* Your task *
Print the lines of the listing below verbatim from its first line through the line bearing "const labelIdxRight = 5; // Q = 1.75". Any pictures are to be omitted.
— start —
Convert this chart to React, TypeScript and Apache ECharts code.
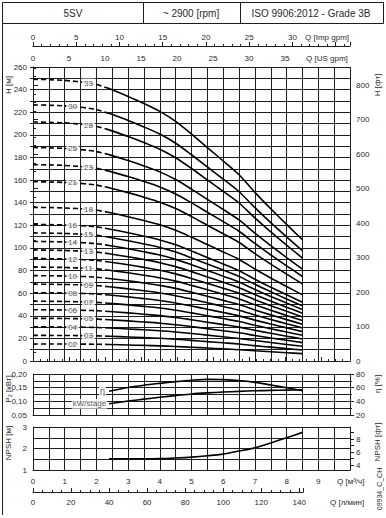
import React, { useEffect, useRef } from "react";
import * as echarts from "echarts";

// ---------- data ----------
const stageLabels = ["02", "03", "04", "05", "06", "07", "08", "09", "10", "11", "12", "13", "14", "15", "16", "18", "21", "23", "25", "28", "30", "33"];
const stages = [2, 3, 4, 5, 6, 7, 8, 9, 10, 11, 12, 13, 14, 15, 16, 18, 21, 23, 25, 28, 30, 33];
// flow points [m3/h] and head per stage [m]
const qHead = [0, 0.5, 1, 1.25, 1.5, 1.75, 2, 2.4, 3, 3.5, 4, 4.5, 5, 5.5, 6, 6.5, 7, 7.5, 8, 8.5];
const headPerStage = [7.55, 7.54, 7.52, 7.5, 7.48, 7.45, 7.41, 7.3, 7.09, 6.9, 6.69, 6.42, 6.08, 5.72, 5.36, 4.99, 4.52, 4.08, 3.66, 3.25];
const dashedEndIdx = 7; // Q = 2.4 : dashed part ends, solid part begins
const labelIdxLeft = 3; // Q = 1.25
const labelIdxRight = 5; // Q = 1.75

const qPerf = [2.4, 3, 3.5, 4, 4.5, 5, 5.5, 6, 6.5, 7, 7.5, 8, 8.5];
const efficiency = [54.8, 60.3, 63.6, 66.3, 68.8, 70.9, 72.2, 71.8, 70.4, 67.8, 64.0, 59.8, 55.6];
const powerPerStage = [0.091, 0.101, 0.108, 0.115, 0.121, 0.127, 0.131, 0.134, 0.1365, 0.1385, 0.14, 0.141, 0.142];
const npshM = [1.52, 1.52, 1.52, 1.53, 1.56, 1.6, 1.66, 1.74, 1.88, 2.03, 2.26, 2.5, 2.75];

const npshFtLabels = [4, 6, 8];
const npshFtTicks = [4, 5, 6, 7, 8, 9];

// unit conversions
const M3H_TO_USGPM = 4.40287;
const M3H_TO_IMPGPM = 3.66615;
const M3H_TO_LMIN = 1000 / 60;
const M_TO_FT = 3.28084;
const Q_MAX = 10;
const H_MAX = 260;
const LMIN_AXIS_MAX = 142;

// ---------- layout ----------
const PL = 33;
const PW = 317;
const FONT = "'Liberation Sans', Arial, Helvetica, sans-serif";
const TXT = "#2a2a2a";
const LINE = "#1e1e1e";

const lbl = (extra: any = {}) => ({ color: TXT, fontFamily: FONT, fontSize: 8, ...extra });

export default function App() {
  const ref = useRef<HTMLDivElement>(null);

  useEffect(() => {
    if (!ref.current) return;
    const chart = echarts.init(ref.current, null, { renderer: "svg" });

    const axisLine = { show: true, lineStyle: { color: LINE, width: 1 } };
    const split = { show: true, lineStyle: { color: LINE, width: 1 } };

    const series: any[] = [];
    stages.forEach((n, i) => {
      const pts = qHead.map((q, j) => [q, n * headPerStage[j]]);
      series.push({
        type: "line", xAxisIndex: 0, yAxisIndex: 0, smooth: 0.3, symbol: "none", silent: true, z: 3,
        data: pts.slice(0, dashedEndIdx + 1),
        lineStyle: { color: "#000", width: 1.6, type: [5, 3] },
      });
      series.push({
        type: "line", xAxisIndex: 0, yAxisIndex: 0, smooth: 0.3, symbol: "none", silent: true, z: 3,
        data: pts.slice(dashedEndIdx),
        lineStyle: { color: "#000", width: 1.6 },
      });
      const li = i % 2 === 0 ? labelIdxLeft : labelIdxRight;
      series.push({
        type: "scatter", xAxisIndex: 0, yAxisIndex: 0, symbolSize: 0, silent: true, z: 6,
        data: [pts[li]],
        label: {
          show: true, position: "inside", formatter: stageLabels[i],
          backgroundColor: "#fff", padding: [1, 2, 0, 2], ...lbl({ fontSize: 8 }),
        },
      });
    });

    const effPts = qPerf.map((q, j) => [q, efficiency[j]]);
    const pwrPts = qPerf.map((q, j) => [q, powerPerStage[j]]);
    const npshPts = qPerf.map((q, j) => [q, npshM[j]]);

    series.push(
      { type: "line", xAxisIndex: 3, yAxisIndex: 3, smooth: 0.3, symbol: "none", silent: true, z: 3, data: effPts, lineStyle: { color: "#000", width: 1.6 } },
      { type: "line", xAxisIndex: 3, yAxisIndex: 2, smooth: 0.3, symbol: "none", silent: true, z: 3, data: pwrPts, lineStyle: { color: "#000", width: 1.6 } },
      { type: "scatter", xAxisIndex: 3, yAxisIndex: 3, symbolSize: 0, silent: true, z: 6, data: [effPts[0]],
        label: { show: true, position: "left", distance: 3, formatter: "η", backgroundColor: "#fff", padding: [0, 1], ...lbl({ fontSize: 9 }) } },
      { type: "scatter", xAxisIndex: 3, yAxisIndex: 2, symbolSize: 0, silent: true, z: 6, data: [pwrPts[0]],
        label: { show: true, position: "left", distance: 2, formatter: "kW/stage", backgroundColor: "#fff", padding: [1, 1], ...lbl({ fontSize: 8 }) } },
      { type: "line", xAxisIndex: 4, yAxisIndex: 4, smooth: 0.3, symbol: "none", silent: true, z: 3, data: npshPts, lineStyle: { color: "#000", width: 1.6 } },
    );

    const rotText = (text: string, x: number, y: number, size = 8) => ({
      type: "text", x, y, rotation: Math.PI / 2, silent: true,
      style: { text, fill: TXT, font: `${size}px ${FONT}`, align: "center", verticalAlign: "middle" },
    });
    const hText = (text: string, x: number, y: number, size = 8, align = "left") => ({
      type: "text", x, y, silent: true,
      style: { text, fill: TXT, font: `${size}px ${FONT}`, align, verticalAlign: "middle" },
    });

    const option: any = {
      animation: false,
      grid: [
        { left: PL, top: 67, width: PW, height: 294 },
        { left: PL, top: 374, width: PW, height: 41 },
        { left: PL, top: 427, width: PW, height: 43 },
        { left: PL, top: 491, width: (PW * LMIN_AXIS_MAX) / (Q_MAX * M3H_TO_LMIN), height: 1 },
      ],
      xAxis: [
        { gridIndex: 0, type: "value", min: 0, max: Q_MAX, interval: 0.5, position: "bottom", axisLine, axisTick: { show: false }, axisLabel: { show: false }, splitLine: split },
        { gridIndex: 0, type: "value", min: 0, max: Q_MAX * M3H_TO_USGPM, interval: 5, position: "top", axisLine,
          axisTick: { show: true, length: 4, lineStyle: { color: LINE } },
          minorTick: { show: true, splitNumber: 5, length: 2, lineStyle: { color: LINE } },
          axisLabel: lbl({ margin: 5, formatter: (v: number) => (v <= 35 && Math.abs(v % 5) < 1e-6 ? String(v) : "") }),
          splitLine: { show: false } },
        { gridIndex: 0, type: "value", min: 0, max: Q_MAX * M3H_TO_IMPGPM, interval: 5, position: "top", offset: 21, axisLine,
          axisTick: { show: true, length: 4, lineStyle: { color: LINE } },
          minorTick: { show: true, splitNumber: 5, length: 2, lineStyle: { color: LINE } },
          axisLabel: lbl({ margin: 5, formatter: (v: number) => (v <= 30 && Math.abs(v % 5) < 1e-6 ? String(v) : "") }),
          splitLine: { show: false } },
        { gridIndex: 1, type: "value", min: 0, max: Q_MAX, interval: 0.5, axisLine, axisTick: { show: false }, axisLabel: { show: false }, splitLine: split },
        { gridIndex: 2, type: "value", min: 0, max: Q_MAX, interval: 0.5, axisLine, axisTick: { show: false },
          axisLabel: lbl({ margin: 7, formatter: (v: number) => (Number.isInteger(v) && v < 10 ? String(v) : "") }),
          splitLine: split },
        { gridIndex: 3, type: "value", min: 0, max: LMIN_AXIS_MAX, interval: 20, position: "bottom", axisLine,
          axisTick: { show: true, inside: true, length: 4, lineStyle: { color: LINE } },
          minorTick: { show: true, splitNumber: 4, length: 2, lineStyle: { color: LINE } },
          axisLabel: lbl({ margin: 6, formatter: (v: number) => (v <= 140 && v % 20 === 0 ? String(v) : "") }),
          splitLine: { show: false } },
      ],
      yAxis: [
        { gridIndex: 0, type: "value", min: 0, max: H_MAX, interval: 10, position: "left", axisLine,
          axisTick: { show: true, length: 3, lineStyle: { color: LINE } },
          axisLabel: lbl({ margin: 6, formatter: (v: number) => (v % 20 === 0 ? String(v) : "") }),
          splitLine: split },
        { gridIndex: 0, type: "value", min: 0, max: H_MAX * M_TO_FT, interval: 100, position: "right", axisLine,
          axisTick: { show: true, length: 5, lineStyle: { color: LINE } },
          minorTick: { show: true, splitNumber: 4, length: 3, lineStyle: { color: LINE } },
          axisLabel: lbl({ margin: 6, formatter: (v: number) => (v <= 800 && v % 100 === 0 ? String(v) : "") }),
          splitLine: { show: false } },
        { gridIndex: 1, type: "value", min: 0.05, max: 0.2, interval: 0.025, position: "left", axisLine,
          axisTick: { show: false },
          axisLabel: lbl({ margin: 6, formatter: (v: number) => (Math.round(v * 1000) % 50 === 0 ? v.toFixed(2).replace(".", ",") : "") }),
          splitLine: split },
        { gridIndex: 1, type: "value", min: 20, max: 80, interval: 20, position: "right", axisLine,
          axisTick: { show: true, length: 4, lineStyle: { color: LINE } },
          minorTick: { show: true, splitNumber: 2, length: 2, lineStyle: { color: LINE } },
          axisLabel: lbl({ margin: 6 }),
          splitLine: { show: false } },
        { gridIndex: 2, type: "value", min: 1, max: 3, interval: 0.5, position: "left", axisLine,
          axisTick: { show: false },
          axisLabel: lbl({ margin: 6, formatter: (v: number) => (Number.isInteger(v) ? String(v) : "") }),
          splitLine: split },
        { gridIndex: 2, type: "value", min: 1 * M_TO_FT, max: 3 * M_TO_FT, position: "right", axisLine,
          axisTick: { show: true, length: 4, customValues: npshFtTicks, lineStyle: { color: LINE } },
          axisLabel: lbl({ margin: 6, customValues: npshFtLabels }),
          splitLine: { show: false } },
        { gridIndex: 3, type: "value", show: false },
      ],
      series,
      graphic: [
        { type: "rect", silent: true, shape: { x: 2.5, y: 2.5, width: 381, height: 21 }, style: { fill: "none", stroke: LINE, lineWidth: 1 } },
        { type: "line", silent: true, shape: { x1: 143.5, y1: 2.5, x2: 143.5, y2: 23.5 }, style: { stroke: LINE, lineWidth: 1 } },
        { type: "line", silent: true, shape: { x1: 240.5, y1: 2.5, x2: 240.5, y2: 23.5 }, style: { stroke: LINE, lineWidth: 1 } },
        { type: "line", silent: true, shape: { x1: 2.5, y1: 23.5, x2: 2.5, y2: 515 }, style: { stroke: LINE, lineWidth: 1 } },
        hText("5SV", 73, 13, 10, "center"),
        hText("~ 2900 [rpm]", 191, 13, 10, "center"),
        hText("ISO 9906:2012 - Grade 3B", 311, 13, 10, "center"),
        hText("Q [Imp gpm]", 305, 37),
        hText("Q [US gpm]", 306, 58),
        hText("Q [м³/ч]", 337, 481),
        hText("Q [л/мин]", 330, 502),
        rotText("H [м]", 8, 85),
        rotText("P₂ [кВт]", 8, 389),
        rotText("NPSH [м]", 8, 443),
        rotText("H [фт]", 377, 85),
        rotText("η [%]", 377, 384),
        rotText("NPSH [фт]", 377, 442),
        rotText("09934_C_CH", 379, 489, 7),
      ],
    };

    chart.setOption(option);
    return () => chart.dispose();
  }, []);

  return <div ref={ref} style={{ position: "fixed", left: 0, top: 0, width: 386, height: 518, background: "#fff" }} />;
}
— end —
* The response *
Convert this chart to React, TypeScript and Apache ECharts code.
import React, { useEffect, useRef } from "react";
import * as echarts from "echarts";

// ---------- data ----------
const stageLabels = ["02", "03", "04", "05", "06", "07", "08", "09", "10", "11", "12", "13", "14", "15", "16", "18", "21", "23", "25", "28", "30", "33"];
const stages = [2, 3, 4, 5, 6, 7, 8, 9, 10, 11, 12, 13, 14, 15, 16, 18, 21, 23, 25, 28, 30, 33];
// flow points [m3/h] and head per stage [m]
const qHead = [0, 0.5, 1, 1.25, 1.5, 1.75, 2, 2.4, 3, 3.5, 4, 4.5, 5, 5.5, 6, 6.5, 7, 7.5, 8, 8.5];
const headPerStage = [7.55, 7.54, 7.52, 7.5, 7.48, 7.45, 7.41, 7.3, 7.09, 6.9, 6.69, 6.42, 6.08, 5.72, 5.36, 4.99, 4.52, 4.08, 3.66, 3.25];
const dashedEndIdx = 7; // Q = 2.4 : dashed part ends, solid part begins
const labelIdxLeft = 3; // Q = 1.25
const labelIdxRight = 5; // Q = 1.75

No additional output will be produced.